Odds are pretty good it's left at the default of 4 worker threads... so on a 16 vcpu instance that's not going to reach great heights. Since it's a 1.4.x version (years old), it's missing some newer features that both help in average latency and memory efficiency. Or rather, a lot of them are there but disabled by default.

Memcached has allowed pipelining since it was created. For the ASCII protocol, packing multiple responses into single packets is done via a straight multiget. You can send multiple requests in a single packet for any protocol and any command.

My stress utility (https://github.com/memcached/mc-crusher) has options for pipelining requests, and using multigets ascii packed get responses. I test to the limit of lock scaling for each individual subsystem.

The 55M test required running mc-crusher via localhost, there's no network that can go that fast. My point is you're limited by the network throughput, not the CPU. In that particular 55M test, all cores were used, but ~7-8 of them were used by mc-crusher... so the real limit for the machine is even higher. It did have a lot of cores. 48ish?

You can still do apples/apples with instance sizes... but given everything I know about this thing, unless those cores are extremely slow, hitting 11m ops/sec shouldn't be an issue. Or at least, with minimal fiddling it should hit 6-8m, which doesn't give you a crazy 9x figure.
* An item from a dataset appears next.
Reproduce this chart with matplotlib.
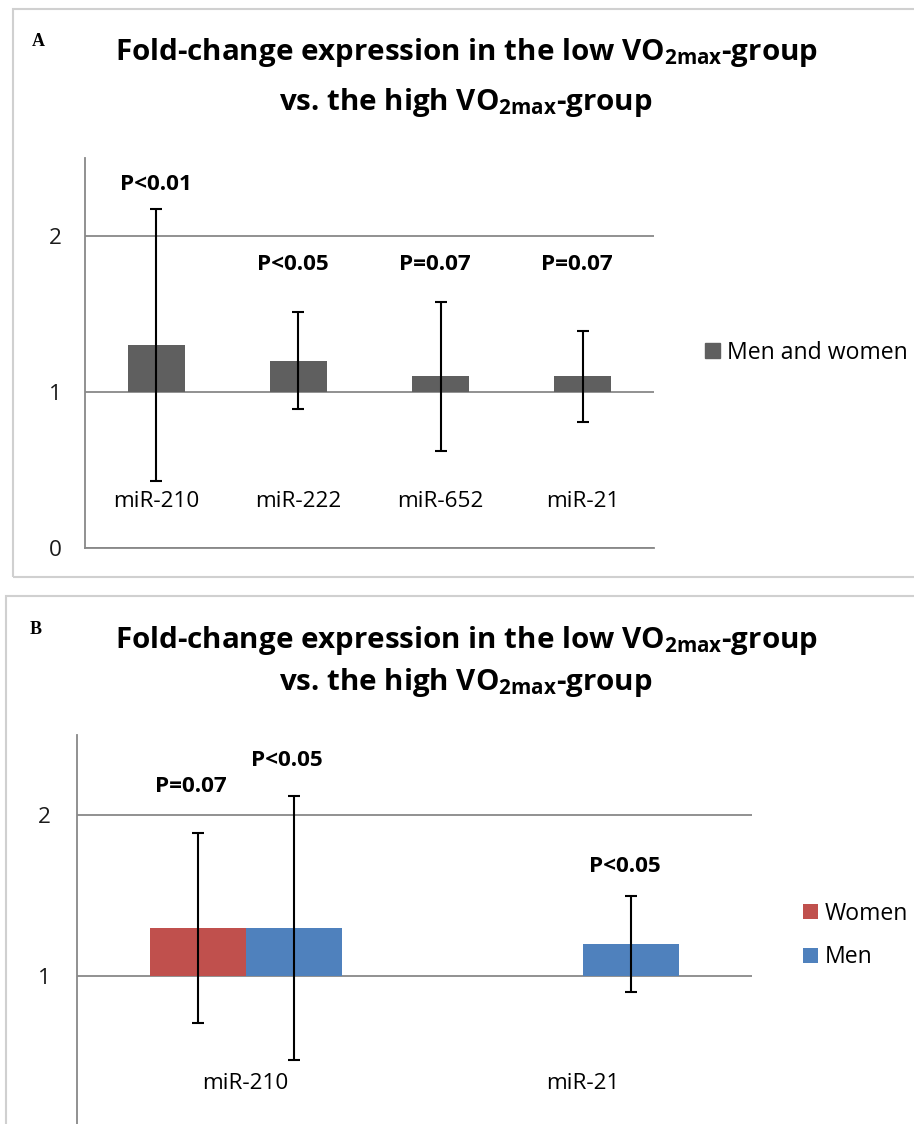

You do need to stop doing 1:1 get/set ratio though. Sets don't scale very well since I've generally never had complaints about the speed. I'd say a highly conservative test would be 5:1 get/set. Production workloads are typically even higher than that. (that said I do intend to speed them up more, it's just lowish priority.. the LRU locks are highly granular, so spreading sets across different slab classes can help mutation perf a lot).